• **Objective**: Extract each line bearing the word "LaTeX".

• **Available data**:

####################

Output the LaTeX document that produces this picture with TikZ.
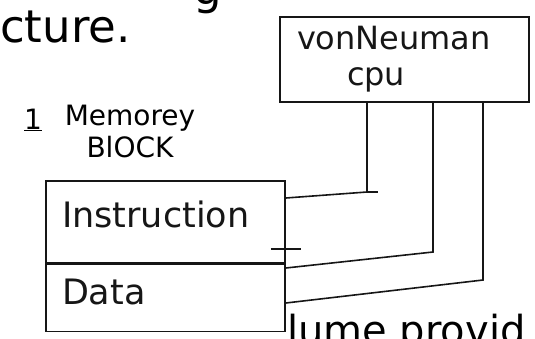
\documentclass[tikz,border=0pt]{standalone}
\usepackage{fontspec}
\setmainfont{DejaVu Sans}
\usepackage{tikz}
\usetikzlibrary{calc}
\definecolor{inkgrey}{RGB}{22,22,22}

\begin{document}
\begin{tikzpicture}[x=1pt,y=-1pt,font=\fontsize{35}{30}\selectfont,
 box/.style={draw,inkgrey,line width=1.6pt},
 memcell/.style={box,minimum width=239pt,text width=207pt,align=left,inner xsep=16pt},
 wire/.style={inkgrey,line width=1.6pt}]
\useasboundingbox (0,0) rectangle (535,338);
\clip (0,0) rectangle (535,338);
% page text cut off at the edges
\node[font=\fontsize{45}{48}\selectfont,anchor=base west,inner sep=0pt] (frag1) at (0,42) {cture.};
\node[font=\fontsize{45}{48}\selectfont,anchor=base west,inner sep=0pt] (frag2) at (193,4) {g};
\node[font=\fontsize{40}{42}\selectfont,anchor=base west,inner sep=0pt] (frag3) at (287,344) {lume provid};
% boxes
\node[box,font=\fontsize{32}{36}\selectfont,minimum width=249pt,minimum height=85pt,
 inner ysep=2pt,text width=215pt,align=left] (cpu) at (404.5,59.5) {vonNeuman\\\hspace*{50pt}cpu};
\node[font=\fontsize{28}{28}\selectfont] (num) at (33,120) {\underline{1}};
\node[font=\fontsize{28}{32}\selectfont,align=center] (lbl) at (130,131) {Memorey\\BlOCK};
\node[memcell,minimum height=82pt,text depth=16pt] (instr) at (165.5,222) {Instruction};
\node[memcell,minimum height=67pt,text depth=13pt,anchor=north] (data) at (instr.south) {Data};
% buses
\coordinate (b1) at (367,192);
\coordinate (b2) at (433,252);
\coordinate (b3) at (483,280);
\draw[wire] (cpu.south -| b1) -- (b1) -- ($(instr.east |- b1)+(0,6)$);
\draw[wire] (b1) -- ++(11,0);
\draw[wire] (cpu.south -| b2) -- (b2) -- ($(data.east |- b2)+(0,16)$);
\draw[wire] (cpu.south -| b3) -- (b3) -- ($(data.east |- b3)+(0,23)$);
\draw[wire] ($(instr.south east)+(-15,-15)$) -- ++(30,0);
\end{tikzpicture}
\end{document}
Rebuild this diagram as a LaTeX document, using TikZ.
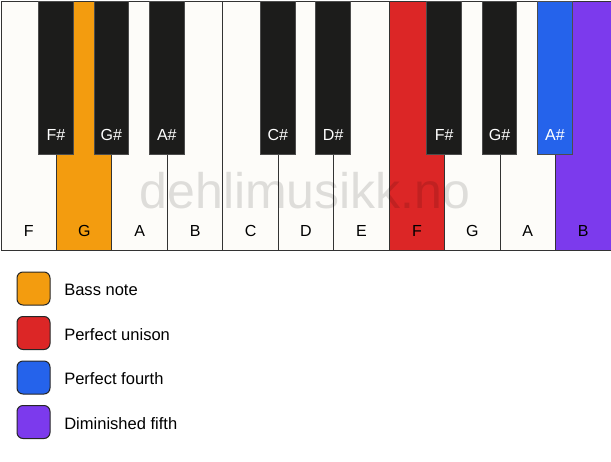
\documentclass[tikz,border=0pt]{standalone}
\usepackage{fontspec}
\setmainfont{Liberation Sans}

\definecolor{keywhite}{HTML}{FDFCF9}
\definecolor{keyblack}{HTML}{1C1C1B}
\definecolor{bassorange}{HTML}{F39C0F}
\definecolor{unisonred}{HTML}{DC2626}
\definecolor{fourthblue}{HTML}{2563EB}
\definecolor{fifthpurple}{HTML}{7C3AED}

\tikzset{
  whitekey/.style={draw=black!80, line width=0.75pt, anchor=north west,
    minimum width=41.66pt, minimum height=186.75pt, inner sep=0pt},
  blackkey/.style={draw=black!70, line width=0.75pt, anchor=north,
    minimum width=25.9pt, minimum height=114.75pt, inner sep=0pt},
  keylabel/.style={font=\fontsize{12}{14}\selectfont, inner sep=0pt},
  legendbox/.style={draw=black!85, line width=0.75pt, rounded corners=4.5pt,
    minimum size=24.75pt, inner sep=0pt},
  legendtext/.style={font=\fontsize{12.4}{14}\selectfont, anchor=west, inner sep=0pt},
}

\begin{document}
\begin{tikzpicture}[x=0.75pt,y=-0.75pt]
  \useasboundingbox (0,0) rectangle (611,461);

  % white keys
  \foreach \name/\col [count=\i from 0] in {F/keywhite, G/bassorange, A/keywhite, B/keywhite,
      C/keywhite, D/keywhite, E/keywhite, F/unisonred, G/keywhite, A/keywhite, B/fifthpurple}{
    \node[whitekey, fill=\col] (w\i) at ({\i*55.45+0.5}, 0.5) {};
    \node[keylabel] (wl\i) at ([yshift=14.5pt]w\i.south) {\name};
  }

  % watermark
  \node[font=\fontsize{37.5}{40}\selectfont, text=black, text opacity=0.12,
    anchor=base, inner sep=0pt] (mark) at (305, 208) {dehlimusikk.no};

  % black keys
  \foreach \pos/\name/\col in {1/F\#/keyblack, 2/G\#/keyblack, 3/A\#/keyblack,
      5/C\#/keyblack, 6/D\#/keyblack, 8/F\#/keyblack, 9/G\#/keyblack, 10/A\#/fourthblue}{
    \node[blackkey, fill=\col] (b\pos) at ({\pos*55.45+0.5}, 0.5) {};
    \node[keylabel, text=white] (bl\pos) at ([yshift=15pt]b\pos.south) {\name};
  }

  % legend
  \foreach \col/\txt [count=\j from 0] in {bassorange/Bass note, unisonred/Perfect unison,
      fourthblue/Perfect fourth, fifthpurple/Diminished fifth}{
    \node[legendbox, fill=\col] (lb\j) at (33.5, {288.5+\j*44.5}) {};
    \node[legendtext] (lt\j) at (64, {289.8+\j*44.5}) {\txt};
  }
\end{tikzpicture}
\end{document}
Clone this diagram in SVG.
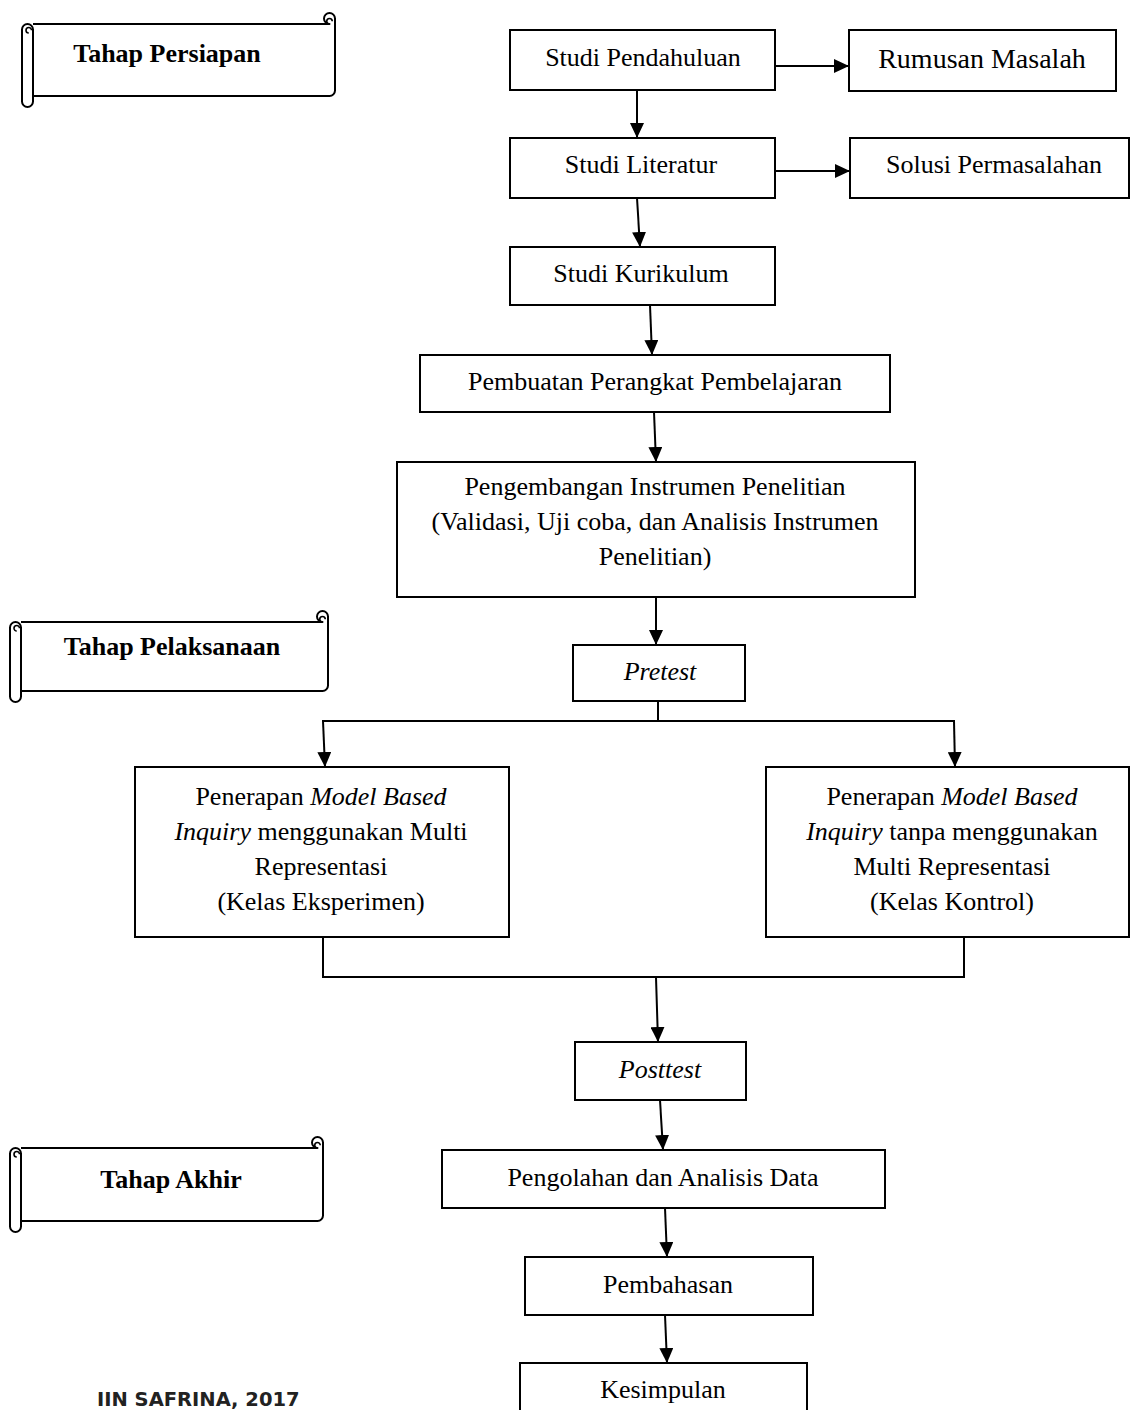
<svg xmlns="http://www.w3.org/2000/svg" width="1130" height="1410" viewBox="0 0 1130 1410">
<defs>
<marker id="ah" markerUnits="userSpaceOnUse" markerWidth="15" markerHeight="14" refX="15" refY="7" orient="auto">
<path d="M0,0 L15,7 L0,14 Z" fill="#000"/>
</marker>
<style>
.box{fill:#fff;stroke:#000;stroke-width:2}
.scroll{fill:#fff;stroke:#000;stroke-width:2;stroke-linejoin:round}
.curl{fill:none;stroke:#000;stroke-width:1.6}
.t{font-family:"Liberation Serif","Times New Roman",serif;font-size:26px;fill:#000;text-anchor:middle}
.tb{font-family:"Liberation Serif","Times New Roman",serif;font-size:26px;font-weight:bold;fill:#000;text-anchor:middle}
.i{font-style:italic}
.c{fill:none;stroke:#000;stroke-width:2}
.ca{fill:none;stroke:#000;stroke-width:2;marker-end:url(#ah)}
.sig{font-family:"DejaVu Sans",sans-serif;font-size:19.5px;font-weight:bold;fill:#222}
</style>
</defs>
<rect width="1130" height="1410" fill="#fff"/>

<g id="scroll-persiapan">
<path class="scroll" d="M33,24 L329.5,24 A5.5,5.5 0 1 1 335,18.5 L335,90.5 A5.5,5.5 0 0 1 329.5,96 L33,96"/>
<path class="curl" d="M329.5,24 A2.75,2.75 0 1 1 332.25,21.25"/>
<path class="scroll" d="M22,29.5 A5.5,5.5 0 0 1 33,29.5 L33,101.5 A5.5,5.5 0 0 1 22,101.5 Z"/>
<path class="curl" d="M28.75,33 A2.75,2.75 0 1 1 31.5,30.25"/>
<text class="tb" x="167" y="62">Tahap Persiapan</text>
</g>

<g id="scroll-pelaksanaan">
<path class="scroll" d="M21,622 L322.5,622 A5.5,5.5 0 1 1 328,616.5 L328,685.5 A5.5,5.5 0 0 1 322.5,691 L21,691"/>
<path class="curl" d="M322.5,622 A2.75,2.75 0 1 1 325.25,619.25"/>
<path class="scroll" d="M10,627.5 A5.5,5.5 0 0 1 21,627.5 L21,696.5 A5.5,5.5 0 0 1 10,696.5 Z"/>
<path class="curl" d="M16.75,631 A2.75,2.75 0 1 1 19.5,628.25"/>
<text class="tb" x="172" y="655">Tahap Pelaksanaan</text>
</g>

<g id="scroll-akhir">
<path class="scroll" d="M21,1148 L317.5,1148 A5.5,5.5 0 1 1 323,1142.5 L323,1215.5 A5.5,5.5 0 0 1 317.5,1221 L21,1221"/>
<path class="curl" d="M317.5,1148 A2.75,2.75 0 1 1 320.25,1145.25"/>
<path class="scroll" d="M10,1153.5 A5.5,5.5 0 0 1 21,1153.5 L21,1226.5 A5.5,5.5 0 0 1 10,1226.5 Z"/>
<path class="curl" d="M16.75,1157 A2.75,2.75 0 1 1 19.5,1154.25"/>
<text class="tb" x="171" y="1188">Tahap Akhir</text>
</g>

<g id="connectors">
<line class="ca" x1="775" y1="66" x2="849" y2="66"/>
<line class="ca" x1="775" y1="171" x2="850" y2="171"/>
<line class="ca" x1="637" y1="90" x2="637" y2="138"/>
<line class="ca" x1="637" y1="198" x2="640" y2="247"/>
<line class="ca" x1="650" y1="305" x2="652" y2="355"/>
<line class="ca" x1="654" y1="412" x2="656" y2="462"/>
<line class="ca" x1="656" y1="597" x2="656" y2="645"/>
<line class="c" x1="658" y1="701" x2="658" y2="721"/>
<line class="c" x1="322" y1="721" x2="955" y2="721"/>
<line class="ca" x1="323" y1="721" x2="325" y2="767"/>
<line class="ca" x1="954" y1="721" x2="955" y2="767"/>
<polyline class="c" points="323,937 323,977 964,977 964,937"/>
<line class="ca" x1="656" y1="977" x2="658" y2="1042"/>
<line class="ca" x1="660" y1="1100" x2="663" y2="1150"/>
<line class="ca" x1="665" y1="1208" x2="667" y2="1257"/>
<line class="ca" x1="665" y1="1315" x2="667" y2="1363"/>
</g>

<g id="studi-pendahuluan">
<rect class="box" x="510" y="30" width="265" height="60"/>
<text class="t" x="643" y="66">Studi Pendahuluan</text>
</g>
<g id="rumusan-masalah">
<rect class="box" x="849" y="30" width="267" height="61"/>
<text class="t" x="982" y="68" style="font-size:28px">Rumusan Masalah</text>
</g>
<g id="studi-literatur">
<rect class="box" x="510" y="138" width="265" height="60"/>
<text class="t" x="641" y="173">Studi Literatur</text>
</g>
<g id="solusi-permasalahan">
<rect class="box" x="850" y="138" width="279" height="60"/>
<text class="t" x="994" y="173">Solusi Permasalahan</text>
</g>
<g id="studi-kurikulum">
<rect class="box" x="510" y="247" width="265" height="58"/>
<text class="t" x="641" y="282">Studi Kurikulum</text>
</g>
<g id="pembuatan-perangkat">
<rect class="box" x="420" y="355" width="470" height="57"/>
<text class="t" x="655" y="390">Pembuatan Perangkat Pembelajaran</text>
</g>
<g id="pengembangan-instrumen">
<rect class="box" x="397" y="462" width="518" height="135"/>
<text class="t" x="655" y="495">Pengembangan Instrumen Penelitian</text>
<text class="t" x="655" y="530">(Validasi, Uji coba, dan Analisis Instrumen</text>
<text class="t" x="655" y="565">Penelitian)</text>
</g>
<g id="pretest">
<rect class="box" x="573" y="645" width="172" height="56"/>
<text class="t i" x="660" y="680">Pretest</text>
</g>
<g id="kelas-eksperimen">
<rect class="box" x="135" y="767" width="374" height="170"/>
<text class="t" x="321" y="805">Penerapan <tspan class="i">Model Based</tspan></text>
<text class="t" x="321" y="840"><tspan class="i">Inquiry</tspan> menggunakan Multi</text>
<text class="t" x="321" y="875">Representasi</text>
<text class="t" x="321" y="910">(Kelas Eksperimen)</text>
</g>
<g id="kelas-kontrol">
<rect class="box" x="766" y="767" width="363" height="170"/>
<text class="t" x="952" y="805">Penerapan <tspan class="i">Model Based</tspan></text>
<text class="t" x="952" y="840"><tspan class="i">Inquiry</tspan> tanpa menggunakan</text>
<text class="t" x="952" y="875">Multi Representasi</text>
<text class="t" x="952" y="910">(Kelas Kontrol)</text>
</g>
<g id="posttest">
<rect class="box" x="575" y="1042" width="171" height="58"/>
<text class="t i" x="660" y="1078">Posttest</text>
</g>
<g id="pengolahan">
<rect class="box" x="442" y="1150" width="443" height="58"/>
<text class="t" x="663" y="1186">Pengolahan dan Analisis Data</text>
</g>
<g id="pembahasan">
<rect class="box" x="525" y="1257" width="288" height="58"/>
<text class="t" x="668" y="1293">Pembahasan</text>
</g>
<g id="kesimpulan">
<rect class="box" x="520" y="1363" width="287" height="60"/>
<text class="t" x="663" y="1398">Kesimpulan</text>
</g>

<text class="sig" x="97" y="1406">IIN SAFRINA, 2017</text>
</svg>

####################

• **Problem solution**:
Output the LaTeX document that produces this picture with TikZ.
Rebuild this diagram as a LaTeX document, using TikZ.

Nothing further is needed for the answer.